## begin Provided data

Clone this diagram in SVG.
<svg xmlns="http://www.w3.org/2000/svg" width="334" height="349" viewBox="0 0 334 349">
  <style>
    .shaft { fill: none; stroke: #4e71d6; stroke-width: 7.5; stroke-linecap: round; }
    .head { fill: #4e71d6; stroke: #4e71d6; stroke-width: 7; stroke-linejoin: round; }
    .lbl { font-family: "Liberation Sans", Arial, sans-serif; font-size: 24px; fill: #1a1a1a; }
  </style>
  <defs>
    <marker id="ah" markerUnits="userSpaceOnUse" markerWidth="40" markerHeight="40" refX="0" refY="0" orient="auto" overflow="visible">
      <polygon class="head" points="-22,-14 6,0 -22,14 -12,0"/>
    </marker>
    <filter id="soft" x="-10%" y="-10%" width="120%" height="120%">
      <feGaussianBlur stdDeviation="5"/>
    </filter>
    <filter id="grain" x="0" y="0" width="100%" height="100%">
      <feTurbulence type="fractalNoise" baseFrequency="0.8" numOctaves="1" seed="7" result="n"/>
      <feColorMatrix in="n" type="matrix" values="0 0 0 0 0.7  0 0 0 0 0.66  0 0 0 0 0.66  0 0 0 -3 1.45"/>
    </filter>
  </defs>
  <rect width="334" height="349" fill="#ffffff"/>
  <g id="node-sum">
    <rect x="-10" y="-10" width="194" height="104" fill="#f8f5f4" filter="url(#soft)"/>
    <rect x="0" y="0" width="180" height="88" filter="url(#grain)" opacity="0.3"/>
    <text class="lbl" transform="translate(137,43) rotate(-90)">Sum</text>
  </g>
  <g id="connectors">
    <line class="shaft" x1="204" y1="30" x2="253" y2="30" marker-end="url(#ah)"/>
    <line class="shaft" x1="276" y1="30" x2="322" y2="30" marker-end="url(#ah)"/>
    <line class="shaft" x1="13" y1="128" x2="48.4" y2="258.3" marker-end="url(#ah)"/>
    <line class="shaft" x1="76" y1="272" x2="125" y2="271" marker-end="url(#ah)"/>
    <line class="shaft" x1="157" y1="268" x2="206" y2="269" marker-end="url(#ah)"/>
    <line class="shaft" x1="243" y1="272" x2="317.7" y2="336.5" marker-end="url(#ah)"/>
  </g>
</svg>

## end Provided data
## begin Provided data

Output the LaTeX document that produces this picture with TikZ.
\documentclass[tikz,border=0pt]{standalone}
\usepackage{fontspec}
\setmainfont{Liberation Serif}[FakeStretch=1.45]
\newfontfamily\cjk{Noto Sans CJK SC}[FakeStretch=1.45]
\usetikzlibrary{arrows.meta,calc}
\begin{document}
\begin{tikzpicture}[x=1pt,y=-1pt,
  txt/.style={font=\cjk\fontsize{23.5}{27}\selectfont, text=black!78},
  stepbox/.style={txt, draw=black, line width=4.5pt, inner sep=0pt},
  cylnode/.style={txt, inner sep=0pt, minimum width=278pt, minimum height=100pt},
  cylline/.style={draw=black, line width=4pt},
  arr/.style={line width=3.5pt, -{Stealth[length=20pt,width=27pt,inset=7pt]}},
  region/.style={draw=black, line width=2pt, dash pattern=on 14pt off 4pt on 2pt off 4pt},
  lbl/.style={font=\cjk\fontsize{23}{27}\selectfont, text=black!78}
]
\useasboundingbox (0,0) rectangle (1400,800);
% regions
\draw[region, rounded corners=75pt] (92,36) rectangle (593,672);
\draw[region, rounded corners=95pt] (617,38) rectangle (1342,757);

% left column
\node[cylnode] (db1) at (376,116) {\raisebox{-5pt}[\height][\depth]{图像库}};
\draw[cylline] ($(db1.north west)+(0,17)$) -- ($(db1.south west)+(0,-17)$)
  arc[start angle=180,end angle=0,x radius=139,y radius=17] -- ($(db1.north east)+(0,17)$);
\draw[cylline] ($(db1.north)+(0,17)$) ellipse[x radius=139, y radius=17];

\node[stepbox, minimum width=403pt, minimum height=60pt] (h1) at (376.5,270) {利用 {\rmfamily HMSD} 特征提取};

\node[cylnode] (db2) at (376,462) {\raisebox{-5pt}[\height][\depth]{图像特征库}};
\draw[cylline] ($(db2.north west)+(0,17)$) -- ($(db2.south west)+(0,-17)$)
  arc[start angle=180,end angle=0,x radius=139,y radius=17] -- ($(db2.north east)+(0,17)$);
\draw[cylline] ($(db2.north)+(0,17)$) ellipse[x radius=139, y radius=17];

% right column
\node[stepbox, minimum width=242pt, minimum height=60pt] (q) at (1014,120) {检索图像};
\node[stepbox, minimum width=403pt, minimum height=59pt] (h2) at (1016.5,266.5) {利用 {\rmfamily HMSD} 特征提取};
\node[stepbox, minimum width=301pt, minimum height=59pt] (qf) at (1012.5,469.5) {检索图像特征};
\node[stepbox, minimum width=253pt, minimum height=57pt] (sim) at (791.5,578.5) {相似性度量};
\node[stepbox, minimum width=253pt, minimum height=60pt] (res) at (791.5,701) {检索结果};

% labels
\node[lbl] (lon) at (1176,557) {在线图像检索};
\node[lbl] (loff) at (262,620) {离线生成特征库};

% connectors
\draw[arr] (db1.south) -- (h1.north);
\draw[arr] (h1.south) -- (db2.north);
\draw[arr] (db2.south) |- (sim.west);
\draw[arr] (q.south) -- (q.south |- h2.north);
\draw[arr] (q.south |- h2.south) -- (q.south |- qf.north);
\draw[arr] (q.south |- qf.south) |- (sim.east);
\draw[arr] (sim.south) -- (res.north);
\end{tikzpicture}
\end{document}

## end Provided data

Each line above that holds the string "this" should be copied and shown.

Clone this diagram in SVG.
Output the LaTeX document that produces this picture with TikZ.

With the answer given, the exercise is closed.